Da FOLHA

Por DRAUZIO VARELLA

Dobre a língua antes de xingar o sistema público nacional, que oferece assistência médica como nenhum outro

Na abertura da Olimpíada de Londres, os britânicos colocaram três letras no centro do gramado: NHS. Referiam-se ao National Health Service, orgulho maior do país. Imagine as críticas, prezada leitora, se tivéssemos feito o mesmo: SUS, no meio do campo naquele espetáculo que foi cerimônia de abertura dos Jogos Olímpicos, no Rio de Janeiro.

O SUS é a instituição mais vilipendiada da vida brasileira. Só fizemos alguma ideia da sua importância quando nos demos conta de que sem ele a pandemia teria causado uma tragédia ainda mais devastadora.

O NHS, entretanto, é um sistema pequeno comparado ao SUS. É bem mais fácil organizar a saúde num país com 67 milhões de habitantes, dono de um império colonial até ontem, com um dos níveis educacionais mais altos do mundo e renda per capita quase quatro vezes superior à nossa.

Quero ver é levar a saúde para 213 milhões de pessoas, das quais, segundo o IBGE, 52 milhões são pobres e 13 milhões vivem abaixo da linha da pobreza, espalhadas por um território de dimensão continental, com desigualdades de renda abissais. Se somarmos os brasileiros pobres com os que estão na miséria, chegamos à população do Reino Unido.
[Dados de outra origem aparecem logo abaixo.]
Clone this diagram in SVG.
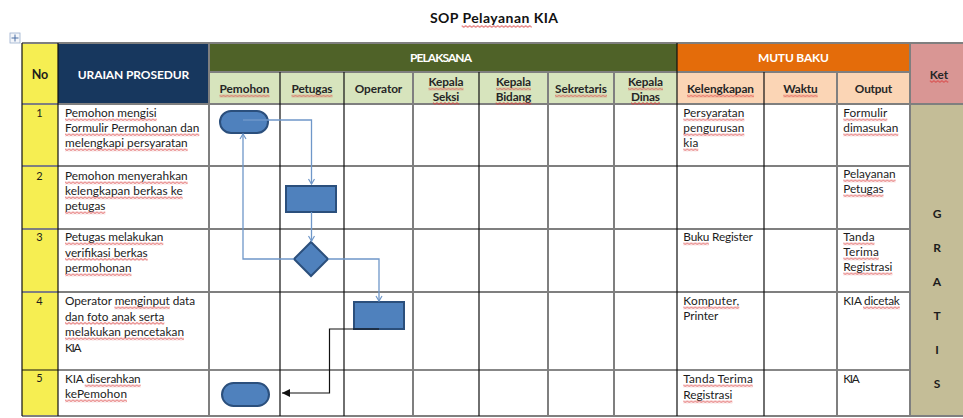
<svg xmlns="http://www.w3.org/2000/svg" width="963" height="418" viewBox="0 0 963 418">
<style>
text{font-family:Lato,"Open Sans","Liberation Sans",sans-serif;}
.t{font-size:11.8px;fill:#1c1c1c;}
.h{font-size:11.8px;font-weight:bold;fill:#262626;text-anchor:middle;}
.hw{font-size:12px;font-weight:bold;fill:#ffffff;text-anchor:middle;}
.n{font-size:11px;fill:#1c1c1c;text-anchor:middle;}
.k{font-size:12px;font-weight:bold;fill:#1c1c1c;text-anchor:middle;}
.w{fill:url(#wave);}
.g{stroke:#7f7f7f;stroke-width:2;fill:none;}
.b{stroke:#111;stroke-width:1.2;fill:none;}
.shape{fill:#4f81bd;stroke:#2b4f7c;stroke-width:2;}
.conn{stroke:#6f97c9;stroke-width:1.3;fill:none;}
.connk{stroke:#111;stroke-width:1.2;fill:none;}
</style>
<defs>
<pattern id="wave" patternUnits="userSpaceOnUse" width="4" height="3">
<path d="M0,0.6 L2,2.4 L4,0.6" fill="none" stroke="#d93a3a" stroke-width="1"/>
</pattern>
<marker id="open" markerUnits="userSpaceOnUse" markerWidth="10" markerHeight="10" refX="8" refY="4" orient="auto">
<path d="M3,1 L8,4 L3,7" fill="none" stroke="#6f97c9" stroke-width="1.2"/>
</marker>
<marker id="solid" markerUnits="userSpaceOnUse" markerWidth="10" markerHeight="10" refX="8" refY="4" orient="auto">
<path d="M0,0 L8,4 L0,8 Z" fill="#111"/>
</marker>
</defs>
<rect width="963" height="418" fill="#ffffff"/>
<g id="title">
<text x="494" y="23" font-size="14" font-weight="bold" fill="#111" text-anchor="middle" textLength="128" lengthAdjust="spacing">SOP Pelayanan KIA</text>
<rect class="w" transform="translate(461.7,25)" width="70" height="3"/>
</g>
<g id="move-icon">
<rect x="10" y="33" width="10" height="10" fill="#f4f6fa" stroke="#9aaecd" stroke-width="0.8"/>
<path d="M15,34.5 V41.5 M11.5,38 H18.5" stroke="#4a6fa5" stroke-width="1"/>
</g>
<g id="table-fills">
<rect x="22" y="43" width="36" height="61" fill="#f6ee52"/>
<rect x="58" y="43" width="151" height="61" fill="#17375e"/>
<rect x="209" y="43" width="468" height="29" fill="#4f6228"/>
<rect x="209" y="72" width="468" height="32" fill="#d7e4bd"/>
<rect x="677" y="43" width="233" height="29" fill="#e46c0a"/>
<rect x="677" y="72" width="233" height="32" fill="#fbd5b5"/>
<rect x="910" y="43" width="53" height="61" fill="#d99694"/>
<rect x="22" y="104" width="36" height="312" fill="#f6ee52"/>
<rect x="910" y="104" width="53" height="312" fill="#c4bd97"/>
</g>
<g id="grid">
<path class="g" d="M22,43 H963 M209,72 H910 M22,104 H963 M22,166 H910 M22,229 H910 M22,292 H910 M22,416 H963"/>
<path class="b" d="M22,370 H910"/>
<path class="b" d="M22,43 V416 M58,43 V416 M280,72 V416 M344,72 V416 M479,72 V416 M677,43 V416 M764,72 V416"/>
<path class="g" d="M209,43 V416 M413,72 V416 M548,72 V416 M614,72 V416 M837,72 V416 M910,43 V416"/>
</g>
<g id="headers">
<text x="40" y="78.5" font-size="12.5" font-weight="bold" fill="#1c1c1c" text-anchor="middle">No</text>
<text class="hw" x="133.5" y="78.5" textLength="111.5" lengthAdjust="spacing">URAIAN PROSEDUR</text>
<text class="hw" x="441" y="61.5" textLength="62" lengthAdjust="spacing">PELAKSANA</text>
<text class="hw" x="793.5" y="61.5" textLength="71" lengthAdjust="spacing">MUTU BAKU</text>
<text class="h" x="939" y="78.5" textLength="18.5" lengthAdjust="spacing">Ket</text>
<text class="h" x="244.5" y="93" textLength="50" lengthAdjust="spacing">Pemohon</text>
<text class="h" x="312" y="93" textLength="41" lengthAdjust="spacing">Petugas</text>
<text class="h" x="378.5" y="93" textLength="47.5" lengthAdjust="spacing">Operator</text>
<text class="h" x="446" y="86" textLength="35" lengthAdjust="spacing">Kepala</text>
<text class="h" x="446" y="100.5" textLength="26.3" lengthAdjust="spacing">Seksi</text>
<text class="h" x="513.5" y="86" textLength="35" lengthAdjust="spacing">Kepala</text>
<text class="h" x="513.5" y="100.5" textLength="35.6" lengthAdjust="spacing">Bidang</text>
<text class="h" x="581" y="93" textLength="52" lengthAdjust="spacing">Sekretaris</text>
<text class="h" x="645.5" y="86" textLength="35" lengthAdjust="spacing">Kepala</text>
<text class="h" x="645.5" y="100.5" textLength="29" lengthAdjust="spacing">Dinas</text>
<text class="h" x="720.5" y="93" textLength="67" lengthAdjust="spacing">Kelengkapan</text>
<text class="h" x="800.5" y="93" textLength="34.4" lengthAdjust="spacing">Waktu</text>
<text class="h" x="873.5" y="93" textLength="37.3" lengthAdjust="spacing">Output</text>
<rect class="w" transform="translate(929.8,80)" width="18.5" height="3"/>
<rect class="w" transform="translate(219.5,94.5)" width="50" height="3"/>
<rect class="w" transform="translate(291.5,94.5)" width="41" height="3"/>
<rect class="w" transform="translate(428.5,87.5)" width="35" height="3"/>
<rect class="w" transform="translate(432.9,102)" width="26.3" height="3"/>
<rect class="w" transform="translate(496,87.5)" width="35" height="3"/>
<rect class="w" transform="translate(495.7,102)" width="35.6" height="3"/>
<rect class="w" transform="translate(555,94.5)" width="52" height="3"/>
<rect class="w" transform="translate(628,87.5)" width="35" height="3"/>
<rect class="w" transform="translate(631,102)" width="29" height="3"/>
<rect class="w" transform="translate(687,94.5)" width="67" height="3"/>
<rect class="w" transform="translate(783.3,94.5)" width="34.4" height="3"/>
</g>
<g id="row1">
<text class="n" x="39.5" y="117">1</text>
<text class="t" x="65" y="117" textLength="91.7" lengthAdjust="spacing">Pemohon mengisi</text>
<text class="t" x="65" y="132" textLength="134.3" lengthAdjust="spacing">Formulir Permohonan dan</text>
<text class="t" x="65" y="147" textLength="122.7" lengthAdjust="spacing">melengkapi persyaratan</text>
<text class="t" x="683.3" y="117" textLength="61" lengthAdjust="spacing">Persyaratan</text>
<text class="t" x="683.3" y="132" textLength="61" lengthAdjust="spacing">pengurusan</text>
<text class="t" x="683.3" y="147" textLength="15" lengthAdjust="spacing">kia</text>
<text class="t" x="843.3" y="117" textLength="44" lengthAdjust="spacing">Formulir</text>
<text class="t" x="843.3" y="132" textLength="55" lengthAdjust="spacing">dimasukan</text>
<rect class="w" transform="translate(65,118.3)" width="91.7" height="3"/>
<rect class="w" transform="translate(65,133.3)" width="134.3" height="3"/>
<rect class="w" transform="translate(65,148.3)" width="122.7" height="3"/>
<rect class="w" transform="translate(683.3,118.3)" width="61" height="3"/>
<rect class="w" transform="translate(683.3,133.3)" width="61" height="3"/>
<rect class="w" transform="translate(683.3,148.3)" width="15" height="3"/>
<rect class="w" transform="translate(843.3,118.3)" width="44" height="3"/>
<rect class="w" transform="translate(843.3,133.3)" width="55" height="3"/>
</g>
<g id="row2">
<text class="n" x="39.5" y="180">2</text>
<text class="t" x="65" y="180" textLength="122.7" lengthAdjust="spacing">Pemohon menyerahkan</text>
<text class="t" x="65" y="195" textLength="117.7" lengthAdjust="spacing">kelengkapan berkas ke</text>
<text class="t" x="65" y="210" textLength="40.3" lengthAdjust="spacing">petugas</text>
<text class="t" x="843.3" y="178" textLength="52.3" lengthAdjust="spacing">Pelayanan</text>
<text class="t" x="843.3" y="193" textLength="40.2" lengthAdjust="spacing">Petugas</text>
<rect class="w" transform="translate(65,181.3)" width="122.7" height="3"/>
<rect class="w" transform="translate(65,196.3)" width="117.7" height="3"/>
<rect class="w" transform="translate(65,211.3)" width="40.3" height="3"/>
<rect class="w" transform="translate(843.3,179.3)" width="52.3" height="3"/>
<rect class="w" transform="translate(843.3,194.3)" width="40.2" height="3"/>
</g>
<g id="row3">
<text class="n" x="39.5" y="241">3</text>
<text class="t" x="65" y="241" textLength="98.3" lengthAdjust="spacing">Petugas melakukan</text>
<text class="t" x="65" y="256.5" textLength="82.7" lengthAdjust="spacing">verifikasi berkas</text>
<text class="t" x="65" y="272" textLength="66.5" lengthAdjust="spacing">permohonan</text>
<text class="t" x="683.3" y="241" textLength="69.6" lengthAdjust="spacing">Buku Register</text>
<text class="t" x="843.3" y="241" textLength="31.2" lengthAdjust="spacing">Tanda</text>
<text class="t" x="843.3" y="256" textLength="35.5" lengthAdjust="spacing">Terima</text>
<text class="t" x="843.3" y="271" textLength="49" lengthAdjust="spacing">Registrasi</text>
<rect class="w" transform="translate(65,242.3)" width="98.3" height="3"/>
<rect class="w" transform="translate(65,257.8)" width="82.7" height="3"/>
<rect class="w" transform="translate(65,273.3)" width="66.5" height="3"/>
<rect class="w" transform="translate(683.3,242.3)" width="25.6" height="3"/>
<rect class="w" transform="translate(843.3,242.3)" width="31.2" height="3"/>
<rect class="w" transform="translate(843.3,257.3)" width="35.5" height="3"/>
<rect class="w" transform="translate(843.3,272.3)" width="49" height="3"/>
</g>
<g id="row4">
<text class="n" x="39.5" y="304.5">4</text>
<text class="t" x="65" y="305" textLength="130" lengthAdjust="spacing">Operator menginput data</text>
<text class="t" x="65" y="320.5" textLength="99.3" lengthAdjust="spacing">dan foto anak serta</text>
<text class="t" x="65" y="336" textLength="119" lengthAdjust="spacing">melakukan pencetakan</text>
<text class="t" x="65" y="351.5" textLength="16.5" lengthAdjust="spacing">KIA</text>
<text class="t" x="683.3" y="305" textLength="56" lengthAdjust="spacing">Komputer,</text>
<text class="t" x="683.3" y="320" textLength="35" lengthAdjust="spacing">Printer</text>
<text class="t" x="843.3" y="305" textLength="56.5" lengthAdjust="spacing">KIA dicetak</text>
<rect class="w" transform="translate(114.4,306.3)" width="55.4" height="3"/>
<rect class="w" transform="translate(65,321.8)" width="99.3" height="3"/>
<rect class="w" transform="translate(65,337.3)" width="119" height="3"/>
<rect class="w" transform="translate(683.3,306.3)" width="56" height="3"/>
<rect class="w" transform="translate(863,306.3)" width="36.8" height="3"/>
</g>
<g id="row5">
<text class="n" x="39.5" y="382">5</text>
<text class="t" x="65" y="383" textLength="75.7" lengthAdjust="spacing">KIA diserahkan</text>
<text class="t" x="65" y="398" textLength="62" lengthAdjust="spacing">kePemohon</text>
<text class="t" x="683.3" y="383" textLength="69.5" lengthAdjust="spacing">Tanda Terima</text>
<text class="t" x="683.3" y="399" textLength="49" lengthAdjust="spacing">Registrasi</text>
<text class="t" x="843.3" y="383" textLength="16.5" lengthAdjust="spacing">KIA</text>
<rect class="w" transform="translate(84.7,384.3)" width="56" height="3"/>
<rect class="w" transform="translate(65,399.3)" width="62" height="3"/>
<rect class="w" transform="translate(683.3,384.3)" width="69.5" height="3"/>
<rect class="w" transform="translate(683.3,400.3)" width="49" height="3"/>
</g>
<g id="ket">
<text class="k" x="937" y="217.5">G</text>
<text class="k" x="937" y="251.5">R</text>
<text class="k" x="937" y="286">A</text>
<text class="k" x="937" y="320">T</text>
<text class="k" x="937" y="354">I</text>
<text class="k" x="937" y="387.5">S</text>
</g>
<g id="node-start">
<rect class="shape" x="220" y="111" width="48" height="22" rx="11"/>
</g>
<g id="node-serah">
<rect class="shape" x="286" y="186" width="50" height="26"/>
</g>
<g id="node-verifikasi">
<path class="shape" d="M311,242 L328,259 L311,276 L294,259 Z"/>
</g>
<g id="node-input">
<rect class="shape" x="354" y="302" width="50" height="27"/>
</g>
<g id="node-end">
<rect class="shape" x="222" y="383" width="47" height="23" rx="11.5"/>
</g>
<g id="connectors">
<path class="conn" d="M243,120 H311.5 V184" marker-end="url(#open)"/>
<path class="conn" d="M311.5,212 V241" marker-end="url(#open)"/>
<path class="conn" d="M294,259 H243 V134" marker-end="url(#open)"/>
<path class="conn" d="M328,259 H379 V301" marker-end="url(#open)"/>
<path class="connk" d="M379,329 H329.5 V393 H282" marker-end="url(#solid)"/>
</g>
</svg>
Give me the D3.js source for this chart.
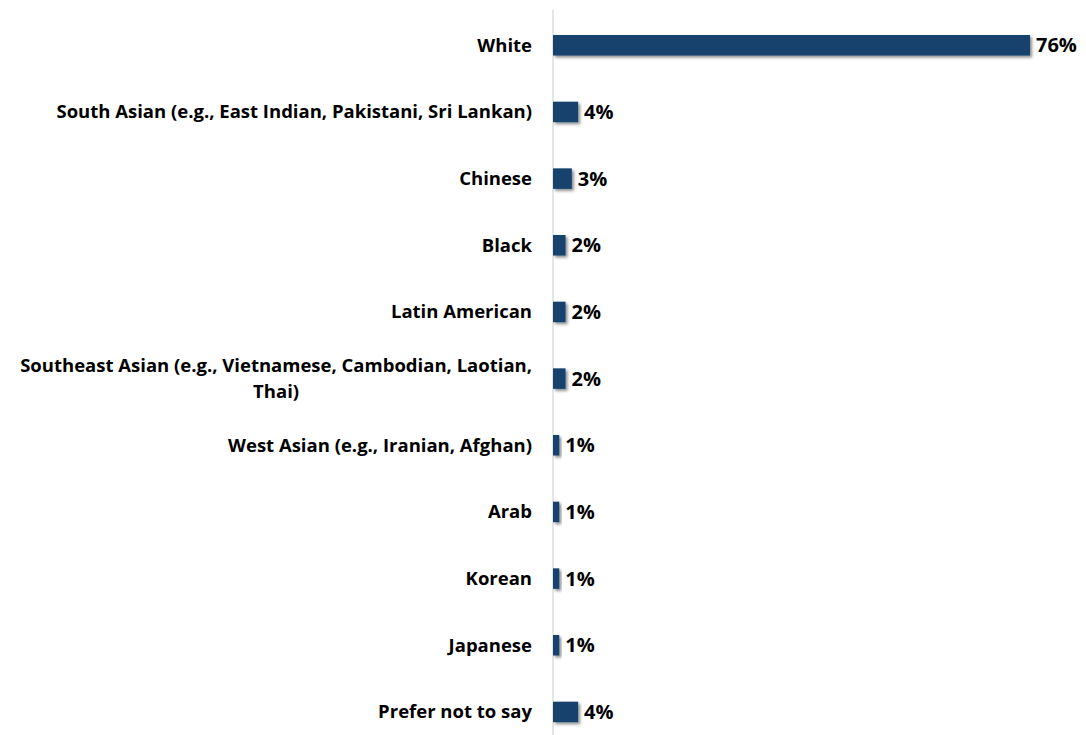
<!DOCTYPE html>
<html>
<head>
<meta charset="utf-8">
<script src="https://cdn.jsdelivr.net/npm/d3@7"></script>
<style>
  html, body { margin: 0; padding: 0; background: #ffffff; }
  svg { display: block; }
  text { font-family: "Open Sans", Lato, "Liberation Sans", sans-serif; font-weight: 700; fill: #000; }
</style>
</head>
<body>
<svg id="chart" width="1086" height="735"></svg>
<script>
// Respondent ethnicity shares (%)
const categories = [
  "White",
  "South Asian (e.g., East Indian, Pakistani, Sri Lankan)",
  "Chinese",
  "Black",
  "Latin American",
  "Southeast Asian (e.g., Vietnamese, Cambodian, Laotian, Thai)",
  "West Asian (e.g., Iranian, Afghan)",
  "Arab",
  "Korean",
  "Japanese",
  "Prefer not to say"
];
const values = [76, 4, 3, 2, 2, 2, 1, 1, 1, 1, 4];
const valueLabels = ["76%", "4%", "3%", "2%", "2%", "2%", "1%", "1%", "1%", "1%", "4%"];

const svg = d3.select("#chart");
const width = 1086, height = 735;
const axisX = 553;
const labelRight = 532;
const maxLabelWidth = 525;
const labelSize = 18.5;

const x = d3.scaleLinear().domain([0, 76]).range([axisX, 1030]);
const y = d3.scaleBand().domain(categories).range([11.7, 745]).paddingInner(0.7).paddingOuter(0.35);

// Soft shadow under the bars
const defs = svg.append("defs");
const f = defs.append("filter").attr("id", "barShadow")
  .attr("x", "-20%").attr("y", "-40%").attr("width", "160%").attr("height", "200%");
f.append("feDropShadow").attr("dx", 2).attr("dy", 2).attr("stdDeviation", 1.4)
  .attr("flood-color", "#000").attr("flood-opacity", 0.45);

// Category axis line
svg.append("line")
  .attr("x1", axisX).attr("x2", axisX)
  .attr("y1", 10).attr("y2", height)
  .attr("stroke", "#d9d9d9").attr("stroke-width", 1.3);

const rows = categories.map((c, i) => ({ c, v: values[i], lab: valueLabels[i] }));

// Bars
svg.append("g").selectAll("rect").data(rows).join("rect")
  .attr("x", x(0))
  .attr("y", d => y(d.c) + y.bandwidth() / 2 - 10)
  .attr("width", d => x(d.v) - x(0))
  .attr("height", 20.5)
  .attr("fill", "#12436d")
  .attr("filter", "url(#barShadow)");

// Value labels
svg.append("g").selectAll("text").data(rows).join("text")
  .attr("x", d => x(d.v) + 6)
  .attr("y", d => y(d.c) + y.bandwidth() / 2)
  .attr("dy", "0.36em")
  .attr("font-size", 20)
  .text(d => d.lab);

// Category labels, wrapped and centred as a block right-aligned to the axis
const labelG = svg.append("g");
rows.forEach(d => {
  const t = labelG.append("text").attr("font-size", labelSize).attr("text-anchor", "middle");
  const words = d.c.split(" ");
  const lines = [];
  let line = [];
  const probe = svg.append("text").attr("font-size", labelSize);
  words.forEach(w => {
    const test = line.concat(w).join(" ");
    probe.text(test);
    if (probe.node().getComputedTextLength() > maxLabelWidth && line.length) {
      lines.push(line.join(" "));
      line = [w];
    } else {
      line.push(w);
    }
  });
  lines.push(line.join(" "));
  const widths = lines.map(l => { probe.text(l); return probe.node().getComputedTextLength(); });
  probe.remove();
  const blockW = d3.max(widths);
  const cx = labelRight - blockW / 2;
  const lh = 26;
  const cy = y(d.c) + y.bandwidth() / 2 - (lines.length - 1) * lh / 2;
  lines.forEach((l, i) => {
    t.append("tspan").attr("x", cx).attr("y", cy + i * lh).attr("dy", "0.36em").text(l);
  });
});
</script>
</body>
</html>
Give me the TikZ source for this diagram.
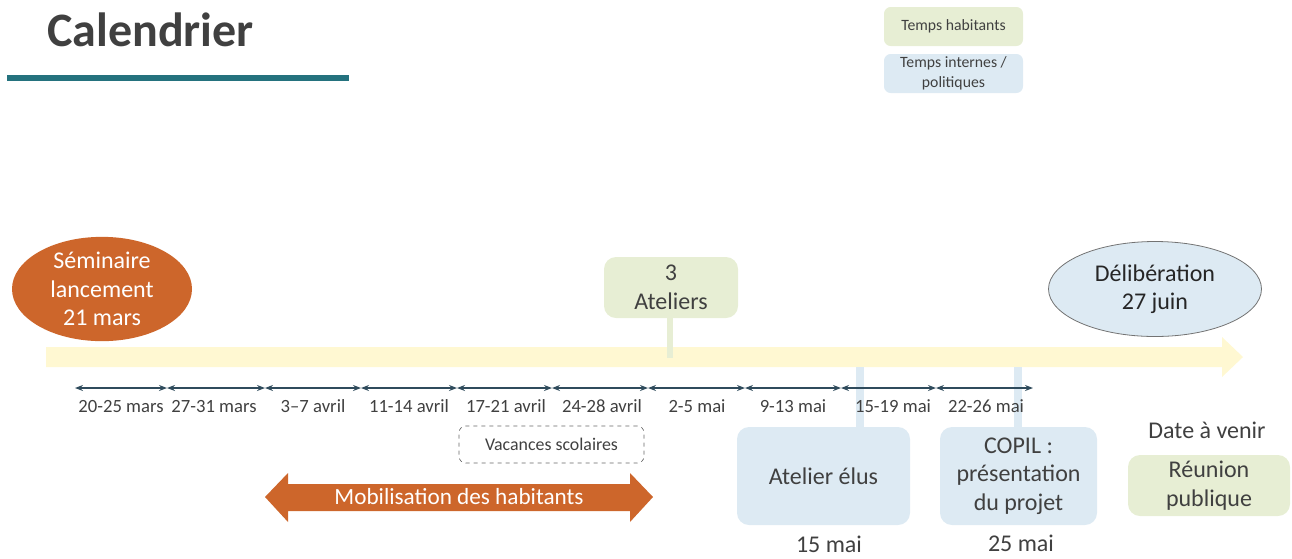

Digo essas coisas, prezada leitora, por causa de uma reportagem que li no jornal The Guardian, cujo título é “Quase 6 milhões de pessoas estão na lista de espera por tratamento hospitalar na Inglaterra”.

A lista de espera por tratamentos não urgentes inclui cirurgias de joelhos, próteses de fêmur, cataratas e muitas outras. Em outubro último, havia 5.975.216 pessoas na fila, portanto um em cada dez cidadãos do Reino Unido.

Segundo a Constituição do NHS, não menos do que 92% dos pacientes devem ser hospitalizados no máximo em 18 semanas, contadas a partir do dia em que o médico generalista pediu a internação. No entanto, 34% (mais de 2 milhões) continuam à espera além desse prazo. Pior, 312 mil aguardam vaga há mais de um ano.

Os trabalhistas acusam o governo conservador de erros administrativos na condução do NHS, que teria entrado na pandemia já com déficit de 100 mil profissionais nos serviços de saúde e 112 mil na assistência social.

Associações que reúnem médicos, enfermeiras e gestores têm alertado que a segurança dos pacientes está em perigo. O Royal College of Emergency Medicine estima que ocorram 6.000 mortes anuais por atendimento inadequado, nos serviços de emergência superlotados. O número de pessoas obrigadas a aguardar mais de 12 horas para conseguir um leito nas emergências ultrapassa 10 mil.

Caro leitor, não apresento esses dados para desmerecer o sistema britânico, um dos melhores do mundo, que foi implementado há mais de 70 anos, mas para mostrar como é difícil oferecer assistência hospitalar universal.

O Brasil dispõe de cerca de 500 mil leitos. No SUS, há dois leitos para cada mil habitantes; número que chega a 3,5 na Saúde Suplementar. Como a Organização Mundial da Saúde considera três leitos por mil habitantes o mínimo necessário, os técnicos calculam que faltam cerca de 150 mil leitos ao sistema público, enquanto sobram vagas nos hospitais particulares.

Internações custam caro e afastam os doentes dos familiares e da comunidade. A tendência moderna é a de investir na atenção primária, para evitar que as pessoas adoeçam e oferecer tratamento domiciliar para as que necessitarem.

O Brasil tem um dos programas de atenção primária mais elogiados do mundo: o Estratégia Saúde da Família, com mais de 42 mil equipes formadas por até 12 agentes de saúde, um auxiliar de enfermagem, um enfermeiro, um médico, um dentista ou técnico em saúde bucal.

Cerca de dois terços da população recebem visitas mensais dos 265 mil agentes de saúde que atendem de casa em casa. Temos mais agentes espalhados pelo país do que soldados nas Forças Armadas. Esse
contingente, em contato com as 43 mil Unidades Básicas de Saúde, tem diminuído e poderá reduzir ainda mais o número de hospitalizações, problema que até um país rico como a Inglaterra não consegue resolver.

Com apenas 33 anos de vida, o SUS é o maior programa de distribuição de renda do país, diante dele o Bolsa Família é uma pequena ajuda.

É um sistema em construção que exige participação ativa de todos nós. Financiamento insuficiente, má gestão e problemas administrativos não lhe faltam, mas ele fez a maior revolução da história da medicina brasileira. Antes de xingá-lo, dobre a língua.